Collected material:
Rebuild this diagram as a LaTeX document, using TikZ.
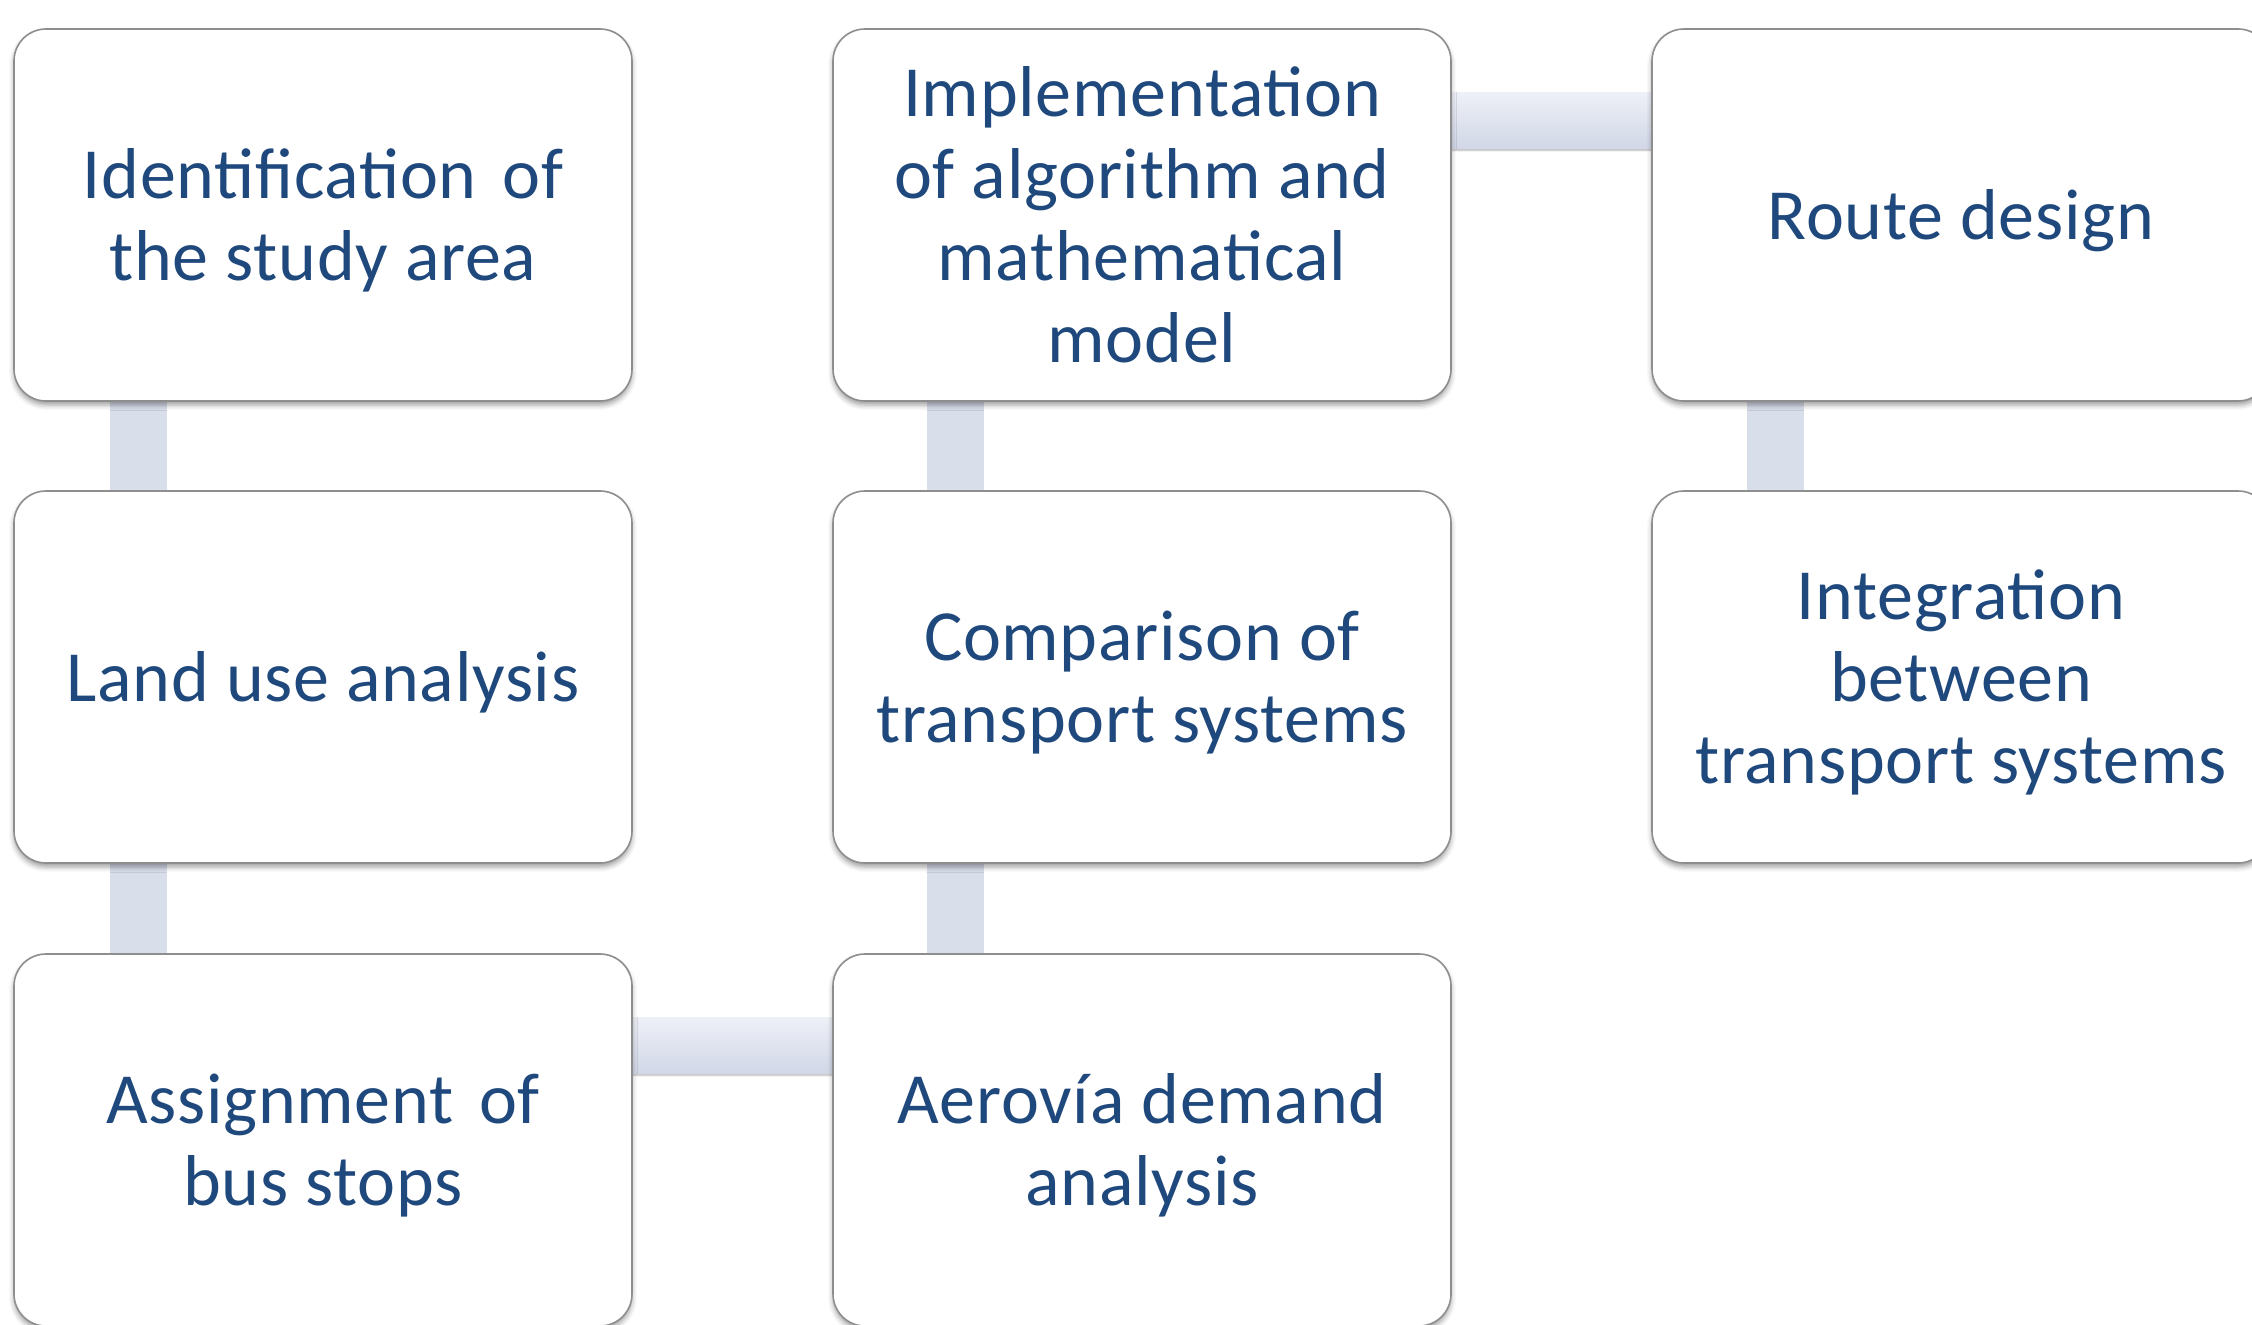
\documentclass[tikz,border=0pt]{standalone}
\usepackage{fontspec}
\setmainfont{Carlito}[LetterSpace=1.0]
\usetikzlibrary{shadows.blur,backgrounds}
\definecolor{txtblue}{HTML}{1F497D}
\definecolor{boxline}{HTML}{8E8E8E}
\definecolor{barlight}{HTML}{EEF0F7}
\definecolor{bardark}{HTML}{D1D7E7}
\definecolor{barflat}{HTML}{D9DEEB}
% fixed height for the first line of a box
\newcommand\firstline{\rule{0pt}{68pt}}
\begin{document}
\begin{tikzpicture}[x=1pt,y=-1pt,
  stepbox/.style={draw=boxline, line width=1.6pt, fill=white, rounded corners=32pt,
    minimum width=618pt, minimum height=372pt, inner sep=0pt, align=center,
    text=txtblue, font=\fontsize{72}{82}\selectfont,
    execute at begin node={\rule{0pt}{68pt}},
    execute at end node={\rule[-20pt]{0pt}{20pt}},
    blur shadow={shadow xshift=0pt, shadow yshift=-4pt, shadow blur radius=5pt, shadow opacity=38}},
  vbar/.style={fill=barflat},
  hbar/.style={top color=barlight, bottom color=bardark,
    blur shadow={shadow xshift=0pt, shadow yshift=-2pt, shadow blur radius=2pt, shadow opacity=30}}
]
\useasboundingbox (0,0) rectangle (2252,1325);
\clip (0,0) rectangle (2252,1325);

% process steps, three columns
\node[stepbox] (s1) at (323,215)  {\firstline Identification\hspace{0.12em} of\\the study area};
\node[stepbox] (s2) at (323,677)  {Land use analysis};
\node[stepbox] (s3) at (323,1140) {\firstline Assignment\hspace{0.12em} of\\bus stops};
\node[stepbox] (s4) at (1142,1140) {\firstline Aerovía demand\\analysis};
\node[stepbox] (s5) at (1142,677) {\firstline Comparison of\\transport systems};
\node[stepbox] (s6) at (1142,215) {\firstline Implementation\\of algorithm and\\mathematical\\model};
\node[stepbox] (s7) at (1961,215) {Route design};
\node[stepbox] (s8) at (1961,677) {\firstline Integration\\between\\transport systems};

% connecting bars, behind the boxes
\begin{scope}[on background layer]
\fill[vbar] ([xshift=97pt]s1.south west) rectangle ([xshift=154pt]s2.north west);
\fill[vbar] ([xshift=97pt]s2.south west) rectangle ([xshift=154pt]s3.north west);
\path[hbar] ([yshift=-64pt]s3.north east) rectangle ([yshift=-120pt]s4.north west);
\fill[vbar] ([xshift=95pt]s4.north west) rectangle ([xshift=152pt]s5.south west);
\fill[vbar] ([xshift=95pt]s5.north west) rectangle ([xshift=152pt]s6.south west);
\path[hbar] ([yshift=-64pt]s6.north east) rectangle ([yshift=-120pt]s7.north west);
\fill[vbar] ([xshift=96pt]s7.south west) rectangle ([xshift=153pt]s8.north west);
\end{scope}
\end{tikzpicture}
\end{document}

Work instructions: Quote the material exactly. Pictures stay out.

Answer to this problem:
Rebuild this diagram as a LaTeX document, using TikZ.
\documentclass[tikz,border=0pt]{standalone}
\usepackage{fontspec}
\setmainfont{Carlito}[LetterSpace=1.0]
\usetikzlibrary{shadows.blur,backgrounds}
\definecolor{txtblue}{HTML}{1F497D}
\definecolor{boxline}{HTML}{8E8E8E}
\definecolor{barlight}{HTML}{EEF0F7}
\definecolor{bardark}{HTML}{D1D7E7}
\definecolor{barflat}{HTML}{D9DEEB}
% fixed height for the first line of a box
\newcommand\firstline{\rule{0pt}{68pt}}
\begin{document}
\begin{tikzpicture}[x=1pt,y=-1pt,
  stepbox/.style={draw=boxline, line width=1.6pt, fill=white, rounded corners=32pt,
    minimum width=618pt, minimum height=372pt, inner sep=0pt, align=center,
    text=txtblue, font=\fontsize{72}{82}\selectfont,
    execute at begin node={\rule{0pt}{68pt}},
    execute at end node={\rule[-20pt]{0pt}{20pt}},
    blur shadow={shadow xshift=0pt, shadow yshift=-4pt, shadow blur radius=5pt, shadow opacity=38}},
  vbar/.style={fill=barflat},
  hbar/.style={top color=barlight, bottom color=bardark,
    blur shadow={shadow xshift=0pt, shadow yshift=-2pt, shadow blur radius=2pt, shadow opacity=30}}
]
\useasboundingbox (0,0) rectangle (2252,1325);
\clip (0,0) rectangle (2252,1325);

% process steps, three columns
\node[stepbox] (s1) at (323,215)  {\firstline Identification\hspace{0.12em} of\\the study area};
\node[stepbox] (s2) at (323,677)  {Land use analysis};
\node[stepbox] (s3) at (323,1140) {\firstline Assignment\hspace{0.12em} of\\bus stops};
\node[stepbox] (s4) at (1142,1140) {\firstline Aerovía demand\\analysis};
\node[stepbox] (s5) at (1142,677) {\firstline Comparison of\\transport systems};
\node[stepbox] (s6) at (1142,215) {\firstline Implementation\\of algorithm and\\mathematical\\model};
\node[stepbox] (s7) at (1961,215) {Route design};
\node[stepbox] (s8) at (1961,677) {\firstline Integration\\between\\transport systems};

% connecting bars, behind the boxes
\begin{scope}[on background layer]
\fill[vbar] ([xshift=97pt]s1.south west) rectangle ([xshift=154pt]s2.north west);
\fill[vbar] ([xshift=97pt]s2.south west) rectangle ([xshift=154pt]s3.north west);
\path[hbar] ([yshift=-64pt]s3.north east) rectangle ([yshift=-120pt]s4.north west);
\fill[vbar] ([xshift=95pt]s4.north west) rectangle ([xshift=152pt]s5.south west);
\fill[vbar] ([xshift=95pt]s5.north west) rectangle ([xshift=152pt]s6.south west);
\path[hbar] ([yshift=-64pt]s6.north east) rectangle ([yshift=-120pt]s7.north west);
\fill[vbar] ([xshift=96pt]s7.south west) rectangle ([xshift=153pt]s8.north west);
\end{scope}
\end{tikzpicture}
\end{document}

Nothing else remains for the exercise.